Parcourir l’exposition « Et soudain… le champagne ! », c’est suivre la trace d’un éclat, celui d’un vin devenu symbole d’art de vivre et de célébration. À Épernay, le musée du vin de Champagne et d’Archéologie régionale raconte, à travers 210 objets et trois siècles d’images, la construction d’un mythe hédoniste. Un récit où la table, le goût et la fête s’entrelacent en miroir de la société française. Du 15 octobre au 6 avril 2026.
Installé dans le château Perrier, le musée du vin de Champagne et d’Archéologie régionale d’Épernay déploie son exposition temporaire dans un écrin architectural du XIXᵉ siècle, aux murs traversés d’histoire. Sous la direction de Laure Ménétrier, le lieu conjugue rigueur muséale et plaisir des sens. L’exposition « Et soudain… le champagne ! Représentations, usages et sociabilité », présentée du 15 octobre 2025 au 6 avril 2026, célèbre le 10ᵉ anniversaire de l’inscription des Coteaux, Maisons et Caves de Champagne au patrimoine mondial de l’UNESCO. « Explorer la sociabilité et l’image du champagne, ses représentations et son rôle culturel, c’est ce que propose l’exposition », explique la commissaire. De la table des rois aux affiches Art déco, des salons parisiens aux bars des années 1950, le champagne s’est bâti comme un langage social, un théâtre des plaisirs.
Pour comprendre cet enracinement culturel, le musée de Champagne et d’Archéologie régionale d’Épernay a invité l’historien Patrick Rambourg, spécialiste des pratiques culinaires, à décrire dans le catalogue de l’exposition le goût du champagne du XVIIᵉ au XVIIIᵉ siècle.
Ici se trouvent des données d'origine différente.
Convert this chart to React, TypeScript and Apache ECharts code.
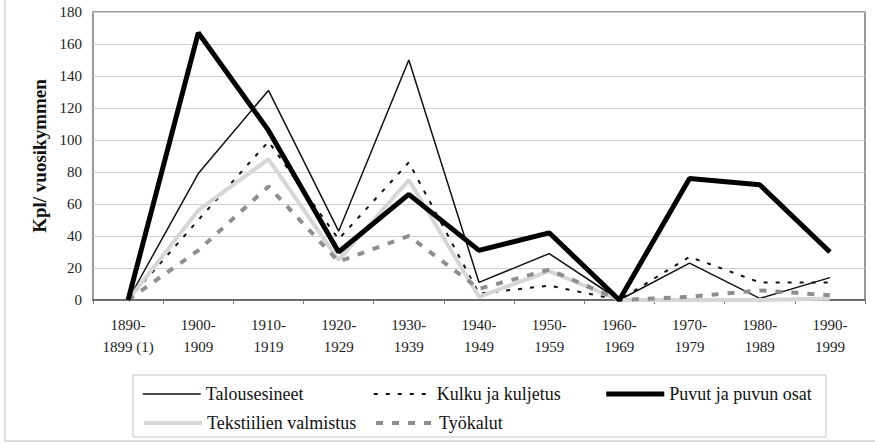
import React, { useEffect, useRef } from "react";
import * as echarts from "echarts";

const categories = [
  "1890-\n1899 (1)", "1900-\n1909", "1910-\n1919", "1920-\n1929", "1930-\n1939",
  "1940-\n1949", "1950-\n1959", "1960-\n1969", "1970-\n1979", "1980-\n1989", "1990-\n1999",
];
const talousesineet = [0, 79, 131, 43, 150, 11, 29, 0, 23, 1, 14];
const kulku = [0, 50, 99, 38, 86, 4, 9, 0, 27, 11, 11];
const puvut = [0, 167, 106, 30, 66, 31, 42, 0, 76, 72, 30];
const tekstiilien = [0, 56, 88, 25, 75, 2, 18, 0, 0, 0, 1];
const tyokalut = [0, 31, 71, 24, 40, 7, 19, 0, 2, 6, 3];

const FONT = "'Liberation Serif', 'Times New Roman', serif";

export default function App() {
  const ref = useRef<HTMLDivElement>(null);
  useEffect(() => {
    if (!ref.current) return;
    const chart = echarts.init(ref.current, undefined, { renderer: "svg" });
    const legendCommon = {
      left: 137,
      orient: "horizontal",
      itemWidth: 58,
      itemHeight: 14,
      itemGap: 0,
      formatter: "{a|{name}}",
      lineStyle: { width: "inherit" },
      itemStyle: { opacity: 0 },
      textStyle: {
        fontFamily: FONT,
        rich: {
          a: { width: 167, fontSize: 18, fontFamily: FONT, color: "#111", lineHeight: 22, height: 22 },
        },
      },
    };
    chart.setOption({
      animation: false,
      backgroundColor: "#fff",
      textStyle: { fontFamily: FONT },
      grid: {
        left: 93,
        right: 10,
        top: 12,
        bottom: 144,
        show: true,
        borderColor: "#777",
        borderWidth: 1.5,
      },
      legend: [
        { ...legendCommon, top: 378, data: ["Talousesineet", "Kulku ja kuljetus", "Puvut ja puvun osat"] },
        { ...legendCommon, top: 407, data: ["Tekstiilien valmistus", "Työkalut"] },
      ],
      xAxis: {
        type: "category",
        data: categories,
        boundaryGap: true,
        axisLine: { lineStyle: { color: "#555", width: 1.5 } },
        axisTick: { show: true, length: 4, lineStyle: { color: "#777" } },
        axisLabel: {
          color: "#222",
          fontSize: 15,
          fontFamily: FONT,
          lineHeight: 22,
          margin: 14,
          interval: 0,
        },
      },
      yAxis: {
        type: "value",
        min: 0,
        max: 180,
        interval: 20,
        name: "Kpl/ vuosikymmen",
        nameLocation: "middle",
        nameGap: 43,
        nameTextStyle: { fontSize: 19, fontWeight: "bold", fontFamily: FONT, color: "#111" },
        axisLine: { show: false },
        axisTick: { show: false },
        axisLabel: { color: "#222", fontSize: 15, fontFamily: FONT, margin: 11 },
        splitLine: { lineStyle: { color: "#cfcfcf", width: 1 } },
      },
      series: [
        {
          name: "Talousesineet",
          type: "line",
          data: talousesineet,
          symbol: "none",
          lineStyle: { color: "#111", width: 1.5 },
          itemStyle: { color: "#111" },
        },
        {
          name: "Kulku ja kuljetus",
          type: "line",
          data: kulku,
          symbol: "none",
          lineStyle: { color: "#111", width: 2, type: [4, 8] },
          itemStyle: { color: "#111" },
        },
        {
          name: "Tekstiilien valmistus",
          type: "line",
          data: tekstiilien,
          symbol: "none",
          lineStyle: { color: "#d6d6d6", width: 4 },
          itemStyle: { color: "#d6d6d6" },
        },
        {
          name: "Työkalut",
          type: "line",
          data: tyokalut,
          symbol: "none",
          lineStyle: { color: "#8e8e8e", width: 4, type: [7, 9] },
          itemStyle: { color: "#8e8e8e" },
        },
        {
          name: "Puvut ja puvun osat",
          type: "line",
          data: puvut,
          symbol: "none",
          lineStyle: { color: "#000", width: 5 },
          itemStyle: { color: "#000" },
        },
      ],
      graphic: [
        {
          type: "rect",
          silent: true,
          shape: { x: 133, y: 375, width: 693, height: 62 },
          style: { fill: "none", stroke: "#c4c4c4", lineWidth: 1 },
        },
        {
          type: "polyline",
          silent: true,
          shape: { points: [[5, 0], [5, 441], [875, 441]] },
          style: { fill: "none", stroke: "#d4d4d4", lineWidth: 1.5 },
        },
      ],
    });
    return () => chart.dispose();
  }, []);
  return <div ref={ref} style={{ width: 875, height: 444, position: "absolute", left: 0, top: 0 }} />;
}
Dans son texte intitulé « De la cuisine à la table, le goût du champagne des années 1670 au siècle des Lumières », il rappelle combien ce vin fut très tôt un signe de distinction.
« Tout commence dans les dernières décennies du XVIIᵉ siècle, avec l’apparition d’un vin nouveau qui va très vite faire fureur auprès des élites », Patrick Rambourg
Dans les salons du Grand Siècle, la mousse est promesse d’éclat ; elle annonce la modernité. L’historien montre que, dès les années 1670, le champagne devient l’un des plaisirs de cour : un vin qu’on goûte, qu’on commente, qu’on associe à la cuisine raffinée. « Ce qui distingue le champagne des autres vins, c’est son succès rapide en cuisine, servant à parfumer des mets prestigieux. » Ce que montre l’étude de Patrick Rambourg, c’est la double vie du champagne : boisson et ingrédient. Dès le XVIIᵉ siècle, il entre dans les livres de recettes et gagne les tables aristocratiques. Les cuisiniers des Lumières s’en emparent comme d’un signe de modernité. « En 1691, le vin de Champagne n’apparaît pas encore dans les recettes, mais il finit par intégrer les appellations de plats », note-t-il. « Filets de truites au vin de Champagne, soles au vin de Champagne, poulets en fricassée au vin de Champagne… » Ce glissement du verre à l’assiette est décisif : il consacre le vin comme matière de goût. En le cuisinant, on l’élève au rang d’ingrédient noble, d’élément de style. Dans les trois tomes des Dons de Comus (1739), François Marin évoque cette recherche de légèreté qui s’oppose aux lourdeurs médiévales. Cette évolution culinaire accompagne celle des mentalités : « Les chefs des Lumières étaient dans une constante recherche de nouveauté et de créativité. »
Le champagne n’est pas seulement un goût : c’est une image. Depuis le XIXᵉ siècle, les grandes maisons ont compris le pouvoir du visuel. Les affiches de Cappiello, les campagnes Moët & Chandon ou Veuve Clicquot, les chromos, les cartes postales de fêtes villageoises ou les clichés mondains participent d’un même imaginaire : celui du plaisir partagé. L’exposition accorde une place importante à ces représentations : on y découvre notamment la première affiche de Pierre Bonnard en 1891 – elle aurait inspiré Toulouse-Lautrec – des lithographies, des photographies de dîners de gala, des menus illustrés, mais aussi des extraits de films où le champagne joue son rôle fétiche — des comédies muettes aux publicités télévisées. Le médium évolue, le symbole demeure : l’éclat d’un instant. Dans cette galerie d’images, la bulle devient motif esthétique : sphère de lumière, vibration du temps, métaphore du plaisir fugace. Au terme du parcours, le visiteur comprend que le champagne est moins un vin qu’un langage : une « anthropologie du boire », et par extension, une grammaire du bonheur.